Every part of a football team is important. It’s not just a spectacular quarterback or a magically-athletic running back who wins games. It’s the offensive and defensive linemen, the blockers, decoys, practice squad, and coaches. They all play a part. Doing Your Job means doing every little thing with purpose and dedication and to do it with the best of your ability.

When the odds seem insurmountable (for instance, 25 point deficit against a world class team in a Super Bowl with only 17 minutes left in a 60-minute game) it’s easy to give up, to think requirements outweigh your ability. Instead, the Patriots focused on the moment and doing their jobs, one second at a time.

When your goal to be healthy is waning, don’t focus on the big goal, go for the run – do your job. The career path is not what you wanted? Change it – don’t worry about the 5-10 years it might take to arrive at your dream, do your job – take the course, take on new responsibilities, read, learn, and network. Do your job! Regardless of what others say your odds are, do your job.

Conclusion

As I approach middle-age I see a lot of fellow Gen-Xers settling into their position in life. For some, that’s corporate, financial, or other success. For most others, it’s just settling – thinking that they made the wrong turn in Albuquerque and there’s no going back. This is the hand that life dealt. It’s not.

Again…

1) Don’t accept your boss’s, your family’s, your friends’, or your own negative assessment of where you are and what you’re capable of. The truth is, we don’t know what we’re capable of until we’re tested and try again and again.

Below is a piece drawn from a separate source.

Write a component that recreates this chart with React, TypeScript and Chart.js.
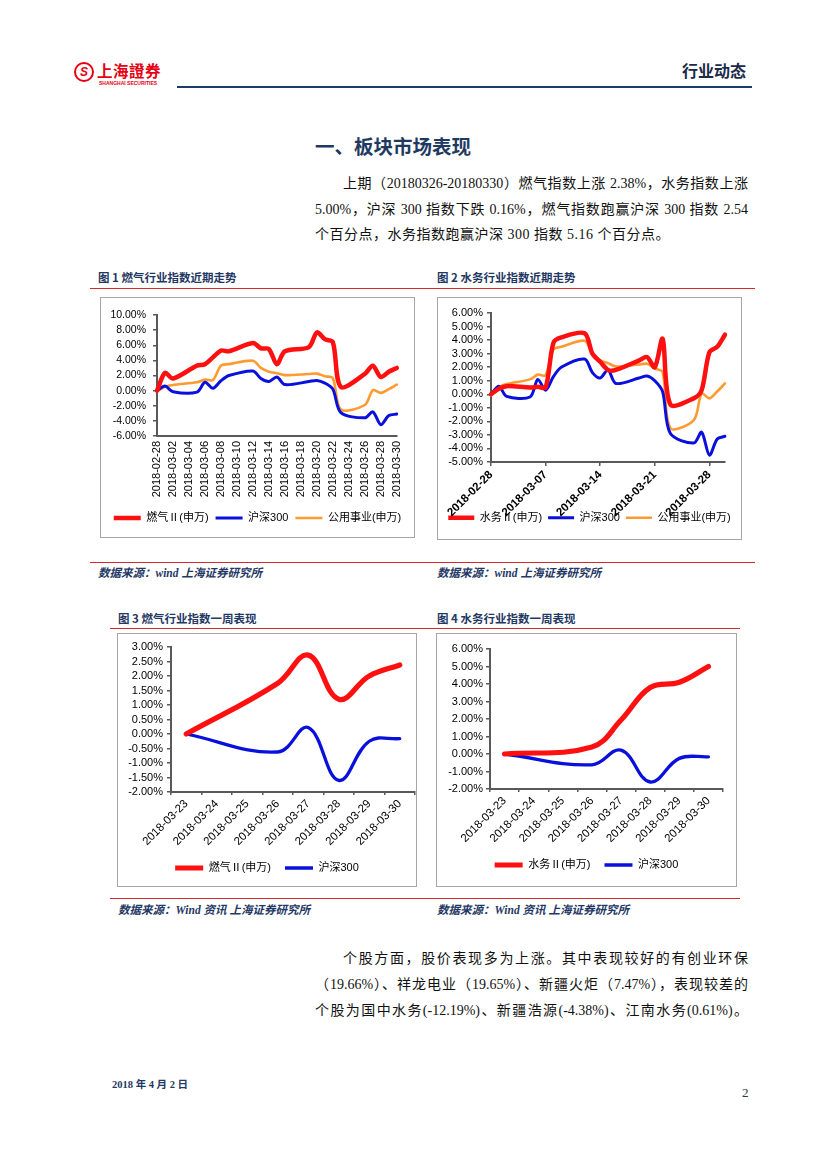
import React, { useEffect, useRef } from 'react';
import { Chart, registerables } from 'chart.js';

Chart.register(...registerables);

// ---------- data ----------
const monthDates = [
  '2018-02-28', '2018-03-01', '2018-03-02', '2018-03-03', '2018-03-04', '2018-03-05', '2018-03-06',
  '2018-03-07', '2018-03-08', '2018-03-09', '2018-03-10', '2018-03-11', '2018-03-12', '2018-03-13',
  '2018-03-14', '2018-03-15', '2018-03-16', '2018-03-17', '2018-03-18', '2018-03-19', '2018-03-20',
  '2018-03-21', '2018-03-22', '2018-03-23', '2018-03-24', '2018-03-25', '2018-03-26', '2018-03-27',
  '2018-03-28', '2018-03-29', '2018-03-30',
];
const fig1TickLabels = [
  '2018-02-28', '2018-03-02', '2018-03-04', '2018-03-06', '2018-03-08', '2018-03-10', '2018-03-12',
  '2018-03-14', '2018-03-16', '2018-03-18', '2018-03-20', '2018-03-22', '2018-03-24', '2018-03-26',
  '2018-03-28', '2018-03-30',
];
const fig2TickLabels = ['2018-02-28', '2018-03-07', '2018-03-14', '2018-03-21', '2018-03-28'];

// 燃气Ⅱ(申万) cumulative %, weekends null
const gasMonth = [0, 2.35, 1.6, null, null, 3.3, 3.5, 4.4, 5.3, 5.2, null, null, 6.3, 5.6, 5.5, 3.5, 5.2, null, null, 5.75, 7.7, 6.8, 6.4, 0.5, null, null, 2.2, 3.3, 1.8, 2.5, 3.0];
// 水务Ⅱ(申万)
const waterMonth = [0, 0.4, 0.6, null, null, 0.5, 0.55, 0.5, 3.8, 4.2, null, null, 4.5, 3.0, 2.4, 1.8, 1.8, null, null, 2.5, 2.75, 2.0, 4.1, -0.75, null, null, -0.3, 0.3, 3.1, 3.5, 4.4];
// 沪深300
const hs300Month = [0, 0.6, -0.15, null, null, -0.2, 1.1, 0.3, 1.3, 2.0, null, null, 2.6, 1.6, 1.2, 1.8, 0.8, null, null, 1.2, 1.35, 1.0, 0.2, -2.9, null, null, -3.6, -2.8, -4.5, -3.3, -3.1];
// 公用事业(申万)
const utilMonth = [-0.1, 0.5, 0.75, null, null, 1.1, 1.45, 1.4, 3.3, 3.5, null, null, 3.95, 3.0, 2.5, 2.3, 2.05, null, null, 2.2, 2.25, 1.9, 1.65, -2.5, null, null, -1.9, 0.05, -0.3, 0.2, 0.8];

const weekDates = ['2018-03-23', '2018-03-24', '2018-03-25', '2018-03-26', '2018-03-27', '2018-03-28', '2018-03-29', '2018-03-30'];
const gasWeek = [0, null, null, 1.75, 2.72, 1.2, 2.0, 2.38];
const waterWeek = [0, null, null, 0.4, 1.94, 3.8, 4.1, 5.0];
const hs300Week = [0, null, null, -0.62, 0.22, -1.6, -0.25, -0.16];

// ---------- styles ----------
const FONT_SANS = "'Liberation Sans', Arial, 'Noto Sans CJK SC', sans-serif";
const FONT_BODY = "'Liberation Serif', 'Times New Roman', 'Noto Sans CJK SC', serif";
const FONT_HEAD = "'Noto Sans CJK SC', sans-serif";
const NAVY = '#1f3864';
const RED = '#ff1010';
const BLUE = '#0a10dc';
const ORANGE = '#ff9a30';
const AXIS = '#595959';

function buildConfig(s: any) {
  const shown = new Set(s.tickLabels);
  const isWeek = s.xMode === 'week';
  const rot = s.xMode === 'v90' ? 90 : 45;
  return {
    type: 'line',
    data: {
      labels: s.labels,
      datasets: s.series.map((d: any) => ({
        label: d.label,
        data: d.data,
        borderColor: d.color,
        backgroundColor: d.color,
        pointBorderColor: d.color,
        pointBackgroundColor: d.color,
        borderWidth: d.width,
        pointBorderWidth: d.width,
        pointRadius: 0,
        pointHoverRadius: 0,
        pointHitRadius: 0,
        tension: s.tension,
        spanGaps: true,
        fill: false,
        borderCapStyle: 'round',
        borderJoinStyle: 'round',
        yAxisID: 'y',
      })),
    },
    options: {
      animation: false,
      responsive: false,
      maintainAspectRatio: false,
      events: [],
      layout: { padding: { top: s.padTop, right: 0, bottom: s.padBottom, left: 0 } },
      plugins: {
        legend: {
          position: 'bottom',
          labels: {
            usePointStyle: true,
            pointStyle: 'line',
            pointStyleWidth: s.legendLine,
            padding: s.legendPadding,
            color: '#000',
            font: { family: FONT_SANS, size: 11 },
          },
        },
        tooltip: { enabled: false },
      },
      scales: {
        x: {
          type: 'category',
          offset: isWeek,
          grid: {
            display: true,
            drawOnChartArea: false,
            drawTicks: s.xMode !== 'v90',
            tickLength: isWeek ? 3 : 4,
            offset: isWeek,
            color: AXIS,
            tickColor: (ctx: any) => (isWeek || shown.has(s.labels[ctx.index]) ? AXIS : 'rgba(0,0,0,0)'),
            lineWidth: 1.5,
          },
          border: { display: true, color: AXIS, width: 2 },
          ticks: {
            autoSkip: false,
            maxRotation: rot,
            minRotation: rot,
            padding: s.xPad,
            color: '#000',
            font: { family: FONT_SANS, size: s.xFont, weight: s.xBold ? 'bold' : 'normal' },
            callback: (_v: any, i: number) => (shown.has(s.labels[i]) ? s.labels[i] : ''),
          },
          afterFit: (sc: any) => {
            const lh = sc.chart.legend ? sc.chart.legend.height : 0;
            sc.height = Math.max(0, sc.chart.height - s.padBottom - lh - s.plotBottom);
            // let rotated labels run over the legend band, as in the original
            sc._computeLabelArea = () => undefined;
          },
        },
        y: {
          type: 'linear',
          position: 'left',
          min: s.yMin,
          max: s.yMax,
          grid: { drawOnChartArea: false, drawTicks: true, tickLength: 4, color: AXIS, lineWidth: 1.5 },
          border: { display: true, color: AXIS, width: 2 },
          ticks: {
            autoSkip: false,
            stepSize: s.yStep,
            padding: s.yPad,
            color: '#000',
            font: { family: FONT_SANS, size: s.yFont },
            callback: (v: any) => Number(v).toFixed(2) + '%',
          },
          afterFit: (sc: any) => {
            sc.width = s.yWidth;
          },
        },
        spacer: {
          type: 'linear',
          position: 'right',
          display: true,
          grid: { display: false, drawTicks: false },
          border: { display: false },
          ticks: { display: false },
          afterFit: (sc: any) => {
            sc.width = s.padRight;
          },
        },
      },
    },
  };
}

function ChartBox({ left, top, width, height, spec }: any) {
  const ref = useRef<HTMLCanvasElement>(null);
  useEffect(() => {
    const chart = new Chart(ref.current as HTMLCanvasElement, buildConfig(spec) as any);
    return () => chart.destroy();
  }, []);
  return (
    <>
      <div style={{ position: 'absolute', left, top, width, height, border: '1px solid #a6a6a6', boxSizing: 'border-box' }} />
      <canvas ref={ref} width={width} height={height} style={{ position: 'absolute', left, top, width, height }} />
    </>
  );
}

function Txt({ x, y, size, children, color = '#111', weight = 400, family = FONT_BODY, italic = false, w, justify = false, ls }: any) {
  const lh = Math.round(size * 1.5);
  return (
    <div
      style={{
        position: 'absolute',
        left: x,
        top: y - lh / 2,
        width: w,
        height: lh,
        lineHeight: lh + 'px',
        fontSize: size,
        color,
        fontWeight: weight,
        fontFamily: family,
        fontStyle: italic ? 'italic' : 'normal',
        whiteSpace: w ? 'normal' : 'nowrap',
        textAlign: justify ? 'justify' : 'left',
        textAlignLast: justify ? 'justify' : 'auto',
        letterSpacing: ls,
      } as any}
    >
      {children}
    </div>
  );
}

const Rule = ({ x, y, w, color = '#d42a2a', h = 1 }: any) => (
  <div style={{ position: 'absolute', left: x, top: y, width: w, height: h, background: color }} />
);

const spec1 = {
  labels: monthDates,
  tickLabels: fig1TickLabels,
  series: [
    { label: '燃气Ⅱ(申万)', data: gasMonth, color: RED, width: 4.5 },
    { label: '沪深300', data: hs300Month, color: BLUE, width: 3 },
    { label: '公用事业(申万)', data: utilMonth, color: ORANGE, width: 2.6 },
  ],
  yMin: -6, yMax: 10, yStep: 2,
  yWidth: 57, padTop: 18, padRight: 12, padBottom: 4.5, plotBottom: 139,
  xMode: 'v90', xPad: 5, xFont: 11, xBold: false, yFont: 10.5, yPad: 7,
  legendLine: 27, legendPadding: 7, tension: 0.3,
};
const spec2 = {
  labels: monthDates,
  tickLabels: fig2TickLabels,
  series: [
    { label: '水务Ⅱ(申万)', data: waterMonth, color: RED, width: 4.5 },
    { label: '沪深300', data: hs300Month, color: BLUE, width: 3 },
    { label: '公用事业(申万)', data: utilMonth, color: ORANGE, width: 2.6 },
  ],
  yMin: -5, yMax: 6, yStep: 1,
  yWidth: 54, padTop: 16, padRight: 17, padBottom: 6.8, plotBottom: 165,
  xMode: 'd45', xPad: 2, xFont: 11.5, xBold: true, yFont: 11, yPad: 4,
  legendLine: 26, legendPadding: 6, tension: 0.3,
};
const spec3 = {
  labels: weekDates,
  tickLabels: weekDates,
  series: [
    { label: '燃气Ⅱ(申万)', data: gasWeek, color: RED, width: 5.2 },
    { label: '沪深300', data: hs300Week, color: BLUE, width: 3.3 },
  ],
  yMin: -2, yMax: 3, yStep: 0.5,
  yWidth: 54, padTop: 14, padRight: 2, padBottom: 3.5, plotBottom: 159,
  xMode: 'week', xPad: 2, xFont: 11.5, xBold: false, yFont: 11, yPad: 4,
  legendLine: 28, legendPadding: 14, tension: 0.4,
};
const spec4 = {
  labels: weekDates,
  tickLabels: weekDates,
  series: [
    { label: '水务Ⅱ(申万)', data: waterWeek, color: RED, width: 5.2 },
    { label: '沪深300', data: hs300Week, color: BLUE, width: 3.3 },
  ],
  yMin: -2, yMax: 6, yStep: 1,
  yWidth: 54, padTop: 16, padRight: 14, padBottom: 6.5, plotBottom: 156,
  xMode: 'week', xPad: 2, xFont: 11.5, xBold: false, yFont: 11, yPad: 3,
  legendLine: 28, legendPadding: 14, tension: 0.4,
};

export default function App() {
  return (
    <div style={{ position: 'absolute', left: 0, top: 0, width: 827, height: 1169, background: '#fff', overflow: 'hidden' }}>
      {/* header logo */}
      <div
        style={{
          position: 'absolute', left: 74, top: 62, width: 20, height: 20, borderRadius: '50%',
          border: '2px solid #e60012', boxSizing: 'border-box', color: '#e60012', fontSize: 12,
          fontWeight: 700, fontStyle: 'italic', textAlign: 'center', lineHeight: '16px', fontFamily: FONT_SANS,
        }}
      >
        S
      </div>
      <Txt x={97} y={70} size={15.5} color="#e60012" weight={700} family="'Noto Sans CJK TC', 'Noto Sans CJK SC', sans-serif" ls={0.5}>上海證券</Txt>
      <div style={{ position: 'absolute', left: 99, top: 80, fontSize: 5, lineHeight: '6px', color: '#e60012', fontFamily: FONT_SANS, fontWeight: 700, whiteSpace: 'nowrap' }}>
        SHANGHAI SECURITIES
      </div>
      <Txt x={682} y={70} size={16} color="#1a2a48" weight={700} family={FONT_HEAD}>行业动态</Txt>
      <Rule x={177} y={86} w={575} h={2} color="#1f3c66" />

      {/* section title and paragraph */}
      <Txt x={315} y={145} size={19.5} color="#1f3a60" weight={700} family={FONT_HEAD}>一、板块市场表现</Txt>
      <Txt x={343} y={183} size={14} w={405} justify>上期（20180326-20180330）燃气指数上涨 2.38%，水务指数上涨</Txt>
      <Txt x={315} y={209} size={14} w={433} justify>5.00%，沪深 300 指数下跌 0.16%，燃气指数跑赢沪深 300 指数 2.54</Txt>
      <Txt x={315} y={234} size={14} ls={0.5}>个百分点，水务指数跑赢沪深 300 指数 5.16 个百分点。</Txt>

      {/* figure captions row 1 */}
      <Txt x={98} y={277} size={11.5} color={NAVY} weight={700} family={FONT_HEAD}>图 1 燃气行业指数近期走势</Txt>
      <Txt x={437} y={277} size={11.5} color={NAVY} weight={700} family={FONT_HEAD}>图 2 水务行业指数近期走势</Txt>
      <Rule x={90} y={288} w={665} />

      <ChartBox left={100} top={297} width={315} height={241} spec={spec1} />
      <ChartBox left={437} top={297} width={305} height={243} spec={spec2} />

      <Rule x={90} y={562} w={665} />
      <Txt x={98} y={573} size={11.5} color={NAVY} weight={700} italic family={FONT_BODY}>数据来源：wind 上海证券研究所</Txt>
      <Txt x={437} y={573} size={11.5} color={NAVY} weight={700} italic family={FONT_BODY}>数据来源：wind 上海证券研究所</Txt>

      {/* figure captions row 2 */}
      <Txt x={118} y={618} size={11.5} color={NAVY} weight={700} family={FONT_HEAD}>图 3 燃气行业指数一周表现</Txt>
      <Txt x={437} y={618} size={11.5} color={NAVY} weight={700} family={FONT_HEAD}>图 4 水务行业指数一周表现</Txt>
      <Rule x={110} y={628} w={630} />

      <ChartBox left={117} top={633} width={300} height={254} spec={spec3} />
      <ChartBox left={436} top={633} width={301} height={254} spec={spec4} />

      <Rule x={110} y={898} w={630} />
      <Txt x={118} y={910} size={11.5} color={NAVY} weight={700} italic family={FONT_BODY}>数据来源：Wind 资讯 上海证券研究所</Txt>
      <Txt x={437} y={910} size={11.5} color={NAVY} weight={700} italic family={FONT_BODY}>数据来源：Wind 资讯 上海证券研究所</Txt>

      {/* second paragraph */}
      <Txt x={343} y={958} size={14} w={405} justify>个股方面，股价表现多为上涨。其中表现较好的有创业环保</Txt>
      <Txt x={315} y={984} size={14} w={433} justify>（19.66%）、祥龙电业（19.65%）、新疆火炬（7.47%），表现较差的</Txt>
      <Txt x={315} y={1010} size={14} w={433} justify>个股为国中水务(-12.19%)、新疆浩源(-4.38%)、江南水务(0.61%)。</Txt>

      {/* footer */}
      <Txt x={112} y={1085} size={10.5} color={NAVY} weight={700} family={FONT_BODY}>2018 年 4 月 2 日</Txt>
      <Txt x={742} y={1093} size={13} color="#333" family={FONT_BODY}>2</Txt>
    </div>
  );
}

2) Raise your standards. Expect more from yourself and don’t give in to that little voice in your head that tells you why you can’t. Look instead for why you can and will.

3) Set the big goal, but focus on the task at hand – the next step, the next call, the next class, the next workout. Do your job.

Maybe it’s too late to be a star quarterback, but it’s not too late to become the best version of you.